Senate leaders sound off on Scott Turner’s HUD nomination
Late last week, president-elect Donald Trump announced that he had chosen Scott Turner, the former executive director of the White House Opportunity and Revitalization Council, to lead the U.S. Department of Housing and Urban Development (HUD).
Housing industry reactions were primarily congratulatory for Turner. They included vows from organizations such as the Mortgage Bankers Association (MBA), Community Home Lenders of America (CHLA) and National Housing Conference (NHC) to work with the incoming HUD secretary on important issues facing the U.S. housing system.
But Turner will have to go through the confirmation process in the Senate before he is seated in his new role. In the meantime, two influential lawmakers on the Senate Committee on Banking, Housing and Urban Affairs have weighed in on Turner’s nomination.
Sen. Tim Scott (R-S.C.), the current ranking member of the committee who is likely to become its next chair, lauded Turner’s appointment in a press release from the committee’s minority shortly after the nomination was made public.
“For too many Americans across the country, access to quality, affordable housing is out of reach,” Scott said. “Federal housing policy has failed hardworking Americans for decades, and they deserve a different approach. I look forward to working with Scott Turner to put more Americans on the path towards homeownership and financial opportunity. The Senate Banking Committee will work quickly to consider his nomination.”
After losing the Senate majority in this month’s election, Sen. Sherrod Brown (D-Ohio) — the current committee chair — will no longer be serving in the chamber after having been defeated by his Republican opponent, Bernie Moreno.
But Sen. Elizabeth Warren (D-Mass.), an influential committee member and current chair on the Banking Subcommittee on Economic Policy, handily won reelection this month. Warren will be participating in Turner’s confirmation hearings and voiced her opinion on his nomination in a social media post this week.

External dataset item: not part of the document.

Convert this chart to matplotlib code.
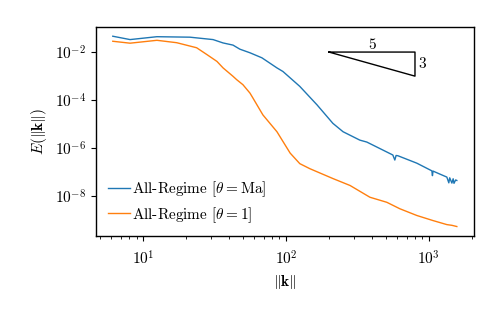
import numpy as np
import matplotlib
matplotlib.use("Agg")
import matplotlib.pyplot as plt
from matplotlib.ticker import NullLocator

plt.rcParams['font.family'] = 'serif'
plt.rcParams['font.serif'] = ['cmr10', 'DejaVu Serif']
plt.rcParams['mathtext.fontset'] = 'cm'
plt.rcParams['axes.formatter.use_mathtext'] = True
plt.rcParams['font.size'] = 11

# Blue: All-Regime [theta = Ma]
k_blue = [6.14, 8.11, 12.5, 21.3, 30.9, 36.3, 42.6, 47.6, 56.0, 67.9, 86.5, 95.3, 125, 165, 213, 251, 329, 368, 560, 578, 590, 607, 824, 1050, 1060, 1070, 1200, 1337, 1380, 1400, 1450, 1480, 1500, 1540, 1570]
log_blue = [-1.34, -1.48, -1.36, -1.38, -1.48, -1.62, -1.71, -1.88, -2.03, -2.24, -2.66, -2.81, -3.43, -4.20, -4.97, -5.32, -5.67, -5.75, -6.29, -6.50, -6.31, -6.32, -6.63, -6.95, -7.15, -6.96, -7.09, -7.21, -7.45, -7.24, -7.46, -7.28, -7.47, -7.33, -7.35]

# Orange: All-Regime [theta = 1]
k_orange = [6.14, 8.11, 12.5, 17.2, 23.7, 27.9, 32.9, 36.3, 42.6, 45.2, 50.0, 56.0, 58.8, 69.0, 86.5, 107, 125, 147, 213, 281, 387, 508, 627, 824, 1067, 1337, 1450, 1570]
log_orange = [-1.55, -1.63, -1.51, -1.61, -1.82, -2.10, -2.39, -2.66, -3.01, -3.15, -3.36, -3.71, -3.92, -4.62, -5.32, -6.21, -6.65, -6.86, -7.27, -7.56, -8.05, -8.26, -8.53, -8.81, -9.02, -9.19, -9.22, -9.27]

labels = [r'All-Regime [$\theta = \mathrm{Ma}$]', r'All-Regime [$\theta = 1$]']

fig = plt.figure(figsize=(5.03, 3.11), dpi=100)
ax = fig.add_axes([0.191, 0.241, 0.751, 0.672])

ax.plot(k_blue, 10 ** np.array(log_blue), color='#1f77b4', lw=1.0, label=labels[0])
ax.plot(k_orange, 10 ** np.array(log_orange), color='#ff7f0e', lw=1.0, label=labels[1])

# -5/3 slope triangle
tx = np.array([200, 800, 800, 200])
ty = np.array([1e-2, 1e-2, 1e-2 * 4 ** (-5 / 3), 1e-2])
ax.plot(tx, ty, color='black', lw=1.0)
ax.text(np.sqrt(200 * 800), 1.0e-2, '5', ha='center', va='bottom', fontsize=11)
ax.text(850, 1e-2 * 4 ** (-5 / 6), '3', ha='left', va='center', fontsize=11)

ax.set_xscale('log')
ax.set_yscale('log')
ax.set_xlim(4.69, 2065)
ax.set_ylim(10 ** -9.667, 10 ** -0.958)
ax.set_yticks([1e-8, 1e-6, 1e-4, 1e-2])
ax.yaxis.set_minor_locator(NullLocator())
ax.tick_params(axis='x', which='major', pad=6)
ax.set_xlabel(r'$\|\mathbf{k}\|$', labelpad=4)
ax.set_ylabel(r'$E(\|\mathbf{k}\|)$')
ax.legend(loc='lower left', frameon=False, handlelength=1.5, handletextpad=0.1,
          labelspacing=0.4, borderaxespad=0.35)
for s in ax.spines.values():
    s.set_linewidth(1.0)

fig.savefig('out.png', dpi=100)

“A good HUD Secretary must be serious about building more housing, taking on predatory corporations, and lowering costs for families,” Warren said in a post on the social media platform X. “If Turner implements Trump’s Project 2025 plans, it’ll be a disaster for first-time home buyers and working people struggling to afford rent.”
Project 2025 refers to a series of proposals published by The Heritage Foundation, a conservative think thank, that could reshape many federal agencies and systems to more closely align with conservative ideology. It features a housing section written by Ben Carson, the HUD secretary during Trump’s first term, although Trump and his campaign aimed to distance themselves from the document during the run-up to the election.
But many of Turner’s views of specific housing issues, and the management challenges that would accompany the new HUD leader, are not currently known. Warren said she aims to keep an open mind as Turner moves through the confirmation process.
“I look forward to learning more about Turner’s views on how to address the housing crisis and will review his record with an objective and open mind ahead of his confirmation hearing,” she added.
HousingWire reached out to Warren’s representatives for further comment but did not receive an immediate response.
Warren’s concerns about the housing plans mentioned in Project 2025 have been called into question by supporters of the president-elect due to Trump’s statements that aim to distance himself from the playbook. But Trump also nominated a key architect of the policy playbook — Russell Vought — to lead the White House Office of Management and Budget (OMB) in the new term.
Vought previously served in the same role in the final two years of the first Trump administration. But a spokesperson for the transition team reiterated the claim that Trump “never had anything to do with Project 2025,” according to reporting by The Associated Press.
In a social media post directed at the president-elect shortly after his nomination was announced, Turner said he is “thrilled to continue the outstanding work we began in your last administration at HUD with an incredible team. I am deeply humbled by your confidence in my nomination.”
Turner also described Carson as his mentor, saying the former HUD secretary leaves him with “big shoes to fill.”